• [Given problem] Up to and including the line with "const rowBottoms = [113, 183, 252, 321, 412];", write out the listing from its first line, minus the pictures.

• [Data section]
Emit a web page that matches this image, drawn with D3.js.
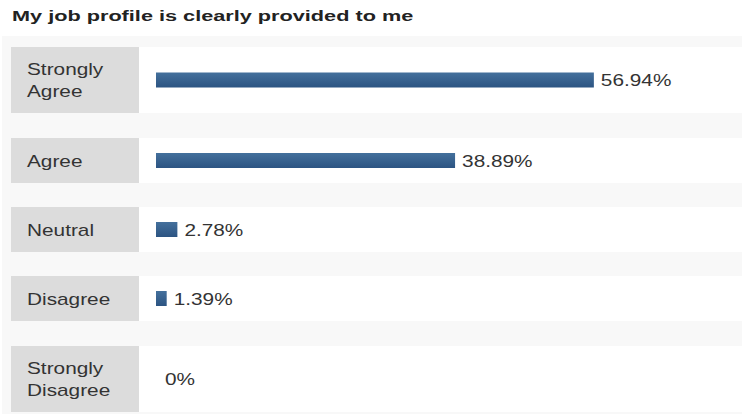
<!DOCTYPE html>
<html><head><meta charset="utf-8">
<script src="https://cdn.jsdelivr.net/npm/d3@7"></script>
<style>html,body{margin:0;padding:0;background:#fff;}svg{display:block;}</style>
</head><body>
<svg id="c" width="742" height="414"></svg>
<script>
const title = "My job profile is clearly provided to me";
const categories = [["Strongly","Agree"],["Agree"],["Neutral"],["Disagree"],["Strongly","Disagree"]];
const values = [56.94, 38.89, 2.78, 1.39, 0];
const valueLabels = ["56.94%","38.89%","2.78%","1.39%","0%"];
const rowTops = [47, 138, 207, 276, 346];
const rowBottoms = [113, 183, 252, 321, 412];

const svg = d3.select("#c");
const font = "'Liberation Sans', Arial, sans-serif";
const sx = 1.3;

svg.append("rect").attr("x",2).attr("y",36).attr("width",740).attr("height",378).attr("fill","#f8f8f8");

svg.append("text").attr("transform","translate(12,21) scale(1.4,1)").attr("font-family",font)
  .attr("font-weight","bold").attr("font-size",15.5).attr("fill","#222").text(title);

const x = d3.scaleLinear().domain([0,100]).range([156, 925]);

const rows = svg.selectAll("g.row").data(values).enter().append("g").attr("class","row");

rows.append("rect").attr("x",11).attr("y",(d,i)=>rowTops[i]).attr("width",731)
  .attr("height",(d,i)=>rowBottoms[i]-rowTops[i]).attr("fill","#fff");
rows.append("rect").attr("x",11).attr("y",(d,i)=>rowTops[i]).attr("width",128)
  .attr("height",(d,i)=>rowBottoms[i]-rowTops[i]).attr("fill","#dcdcdc");

const defs = svg.append("defs");
const g = defs.append("linearGradient").attr("id","bg").attr("x1",0).attr("y1",0).attr("x2",0).attr("y2",1);
g.append("stop").attr("offset","0%").attr("stop-color","#44709c");
g.append("stop").attr("offset","100%").attr("stop-color","#2c5482");

rows.each(function(d,i){
  const sel = d3.select(this);
  const mid = (rowTops[i]+rowBottoms[i])/2;
  const lines = categories[i];
  lines.forEach((l,j)=>{
    const y = mid + 6 + (j - (lines.length-1)/2)*22;
    sel.append("text").attr("font-family",font).attr("font-size",16).attr("fill","#333")
      .attr("transform",`translate(27,${y}) scale(${sx},1)`).text(l);
  });
  if (d > 0) {
    sel.append("rect").attr("x",x(0)).attr("y",mid-7.5).attr("width",x(d)-x(0)).attr("height",15)
      .attr("fill","url(#bg)");
  }
  const lx = d>0 ? x(d)+7 : x(0)+9;
  sel.append("text").attr("font-family",font).attr("font-size",16).attr("fill","#333")
    .attr("transform",`translate(${lx},${mid+6}) scale(${sx},1)`).text(valueLabels[i]);
});
</script>
</body></html>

• [Exercise answer]
Emit a web page that matches this image, drawn with D3.js.
<!DOCTYPE html>
<html><head><meta charset="utf-8">
<script src="https://cdn.jsdelivr.net/npm/d3@7"></script>
<style>html,body{margin:0;padding:0;background:#fff;}svg{display:block;}</style>
</head><body>
<svg id="c" width="742" height="414"></svg>
<script>
const title = "My job profile is clearly provided to me";
const categories = [["Strongly","Agree"],["Agree"],["Neutral"],["Disagree"],["Strongly","Disagree"]];
const values = [56.94, 38.89, 2.78, 1.39, 0];
const valueLabels = ["56.94%","38.89%","2.78%","1.39%","0%"];
const rowTops = [47, 138, 207, 276, 346];
const rowBottoms = [113, 183, 252, 321, 412];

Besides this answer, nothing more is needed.